Listening to Food



I have recently started listening to all the podcasts I can get my hands on. For years I've been listening to The Kitchen Cabinet - hosted by Jay Rayner and BBC Radio 4 and I still absolutely love it. I love the camaraderie on the panel and the humour and the discussion of local produce in each place the panel visits.


I was convinced by my husband and one of my friends to give My Dad Wrote A Porno a try and I honestly feel like I'm now their biggest advocate. It's a hilarious podcast and all very ridiculous - if you are expecting hardcore porn, you will be very disappointed. I'm sure Rocky Flintstone (the "dad" of MDWAP) does really not know very much about sex and literally nothing about the female body. Honestly, give it a listen, you will not be disappointed.


My latest podcast love is Table Manners hosted by Jessie and Lennie Ware. The mother and daughter team have a dynamic that I would never get away with with my mum. However, listening to what is cooked for their honoured guests makes me so hungry. Particularly when they go full on Friday Night Dinner - brisket, matzo ball soup, chicken soup aka Jewish penicillin... Lennie talking about her cooking just makes me drool.


As well as the food, they have the most interesting guests round for dinner. Incidentally, I am listening to an episode as I write this where Jessie and Lennie are interviewing the MDWAP trio so... I think that proves my point.


So anyway, I am now listening to whatever podcast, particularly about food, that I find even remotely interesting. It's great while driving and cooking and I honestly feel like I'm sitting with the host as they're talking. That, for me, is the sign of a good podcast.


One thing this has inspired me to do is talk about my food. No, I am not producing a podcast. But I do introduce every single course at my events with a story and I have recently started to organise workshops where I teach how to make well known and rarely tried at home Arabic food.


My first workshop was for stuffed vine leaves. I honestly thoroughly enjoyed myself. I was so nervous but as soon as everyone had arrived I just started talking.

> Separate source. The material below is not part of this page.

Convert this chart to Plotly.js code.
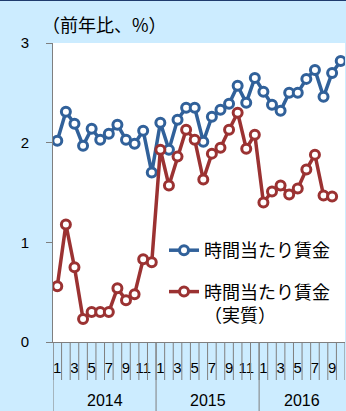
<!DOCTYPE html>
<html><head><meta charset="utf-8">
<script src="https://cdn.plot.ly/plotly-3.0.1.min.js"></script>
<style>
html,body{margin:0;padding:0;background:#ccecff;}
#wrap{position:relative;width:346px;height:411px;}
#topline{position:absolute;left:0;top:0;width:346px;height:1px;background:#1f3b6e;z-index:10;}
#chart{width:346px;height:411px;}
</style></head>
<body><div id="wrap"><div id="topline"></div><div id="chart"></div></div>
<script>
const years = ['2014', '2015', '2016'];
const monthsPerYear = [12, 12, 10];
const seriesNames = ['時間当たり賃金', '時間当たり賃金<br>（実質）'];
const hourlyWage = [2.02, 2.31, 2.19, 1.97, 2.14, 2.03, 2.09, 2.18, 2.03, 1.99, 2.12, 1.70,
                    2.20, 1.93, 2.23, 2.35, 2.35, 2.01, 2.26, 2.33, 2.39, 2.57, 2.40, 2.65,
                    2.51, 2.38, 2.32, 2.50, 2.50, 2.64, 2.73, 2.46, 2.70, 2.82];
const hourlyWageReal = [0.56, 1.18, 0.75, 0.23, 0.30, 0.30, 0.30, 0.54, 0.42, 0.48, 0.83, 0.80,
                        1.93, 1.57, 1.86, 2.13, 2.03, 1.63, 1.89, 1.95, 2.13, 2.30, 1.94, 2.08,
                        1.40, 1.51, 1.57, 1.48, 1.54, 1.73, 1.88, 1.47, 1.46, null];
const yTicks = [0, 1, 2, 3];

// build category index and month labels
const xIdx = [], monthNum = [];
let k = 0;
monthsPerYear.forEach(n => { for (let m = 1; m <= n; m++) { xIdx.push(k++); monthNum.push(m); } });
const N = xIdx.length;
const tickVals = [], tickText = [];
xIdx.forEach((x, i) => { if (monthNum[i] % 2 === 1) { tickVals.push(x); tickText.push(String(monthNum[i])); } });

const H = 411, mt = 43, mb = 69, ml = 53, mr = 1;
const ph = H - mt - mb;
const shapes = [];
for (let i = 0; i <= N; i++) {
  shapes.push({type: 'line', xref: 'x', yref: 'paper', x0: i - 0.5, x1: i - 0.5, y0: 0, y1: -38 / ph,
               line: {color: '#7f7f7f', width: 1}});
}
const annotations = [];
let start = 0;
years.forEach((y, j) => {
  shapes.push({type: 'line', xref: 'x', yref: 'paper', x0: start - 0.5, x1: start - 0.5, y0: 0, y1: -mb / ph,
               line: {color: '#7f7f7f', width: 1}});
  annotations.push({text: y, xref: 'x', yref: 'paper', x: start + monthsPerYear[j] / 2 - 0.5, y: -58 / ph,
                    xanchor: 'center', yanchor: 'middle', showarrow: false,
                    font: {family: 'Liberation Sans, Arial, sans-serif', size: 16, color: '#000'}});
  start += monthsPerYear[j];
});
annotations.push({text: '（前年比、%）', xref: 'paper', yref: 'paper', x: -13 / 292, y: 1 + 19 / ph,
                  xanchor: 'left', yanchor: 'middle', showarrow: false,
                  font: {family: 'Noto Sans CJK JP, sans-serif', size: 18, color: '#000'}});

const mk = (name, y, color) => ({
  type: 'scatter', mode: 'lines+markers', name: name, x: xIdx, y: y, legendgroup: name,
  line: {color: color, width: 3.5},
  marker: {symbol: 'circle', size: 9, color: '#ffffff', line: {color: color, width: 3}},
  connectgaps: false
});

const data = [mk(seriesNames[0], hourlyWage, '#31619a'), mk(seriesNames[1], hourlyWageReal, '#9b3232')];

const layout = {
  width: 346, height: H,
  margin: {l: ml, r: mr, t: mt, b: mb, pad: 0},
  paper_bgcolor: '#ccecff', plot_bgcolor: '#ffffff',
  showlegend: true,
  legend: {x: (164 - ml) / 292, y: 1 - (232 - mt) / ph, xanchor: 'left', yanchor: 'top',
           bgcolor: 'rgba(0,0,0,0)', traceorder: 'grouped', tracegroupgap: 15, valign: 'top',
           font: {family: 'Noto Sans CJK JP, sans-serif', size: 18, color: '#000'}},
  xaxis: {range: [-0.5, N - 0.5], tickvals: tickVals, ticktext: tickText, ticks: '',
          ticklabelstandoff: 12,
          showgrid: false, zeroline: false, showline: true, linecolor: '#7f7f7f', linewidth: 1,
          tickfont: {family: 'Liberation Sans Narrow, Arial Narrow, sans-serif', size: 15, color: '#000'},
          fixedrange: true},
  yaxis: {range: [0, 3], tickvals: yTicks, ticks: 'outside', ticklen: 6, tickcolor: '#7f7f7f',
          ticklabelstandoff: 14,
          showgrid: false, zeroline: false, showline: true, linecolor: '#7f7f7f', linewidth: 1,
          tickfont: {family: 'Liberation Sans, Arial, sans-serif', size: 15, color: '#000'},
          fixedrange: true},
  shapes: shapes,
  annotations: annotations
};
Plotly.newPlot('chart', data, layout, {displayModeBar: false, staticPlot: true});
</script></body></html>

I was teaching, story telling and demonstrating and I have honestly never felt so comfortable doing anything before in my life.


One thing I give my class participants is the recipe of what they've just made. Even though I feel like a vine leaf recipe is better when demonstrated, here is the recipe I handed out. It is a vegetarian version and I could eat these at least once a week. I hope you like this as much as I do.


Waraq Einab - Stuffed Vine Leaves


Ingredients:

  • 500g Egyptian rice (pudding rice may also work)

  • 1 tbsp ground cumin

  • 1 tbsp ground coriander

  • 2 tsp summaq

  • 1 tsp salt

  • 3 tomatoes - finely diced

  • 2 tomatoes - sliced to line the pot

  • Jar or packet of soaked vine leaves


In a large saucepan, lay the sliced tomatoes and two flat vine leaves on the bottom. This makes the lining so the dolma don’t burn. If your hobs don’t change temperature very efficiently (like mine), use baking paper under the tomatoes.


Mix the rice, spices, salt and tomatoes together in a bowl. This is your filling.


From a stack of vine leaves, lay one, vein side up, flat in front of you. Place a teaspoon of the filling in the middle of the leaf (or slightly more if it’s a particularly big one). Fold the sides in first and then roll up so that the parcel closes on the point. Lay the full leaf in the pot, point side up. Repeat this for the rest of the leaves.


Pack the leaves together so that they fit snugly but not too tightly. You want to leave room for the rice to expand while it cooks.


When you have filled the pot, or used all your filling, place another few loose leaves over the top and place a small plate upside down on top. For good luck, you can also use a heatproof glass to rest on top of the plate during the cooking process - but it is not essential.


Fill the pot with boiling water so that it just covers the rim of the plate once the water has settled. Bring to a boil and the simmer for 60-90 minutes. You can test one after 60 if you like but don’t return it to the pot after you have sampled.


Let the dolma rest with the lid on the pot , off the heat, for 30 minutes. Then, if your pot is full and not too heavy, flip the dolma out onto a serving platter. I would practice this with smaller batches first.


I prefer to take the stuffed leaves out one by one and arrange them nicely on a serving plate, putting the tomatoes from the bottom of the pot on top.


Serve as a main meal with yoghurt, hummus, bread and salad or serve as part of a larger mezze spread.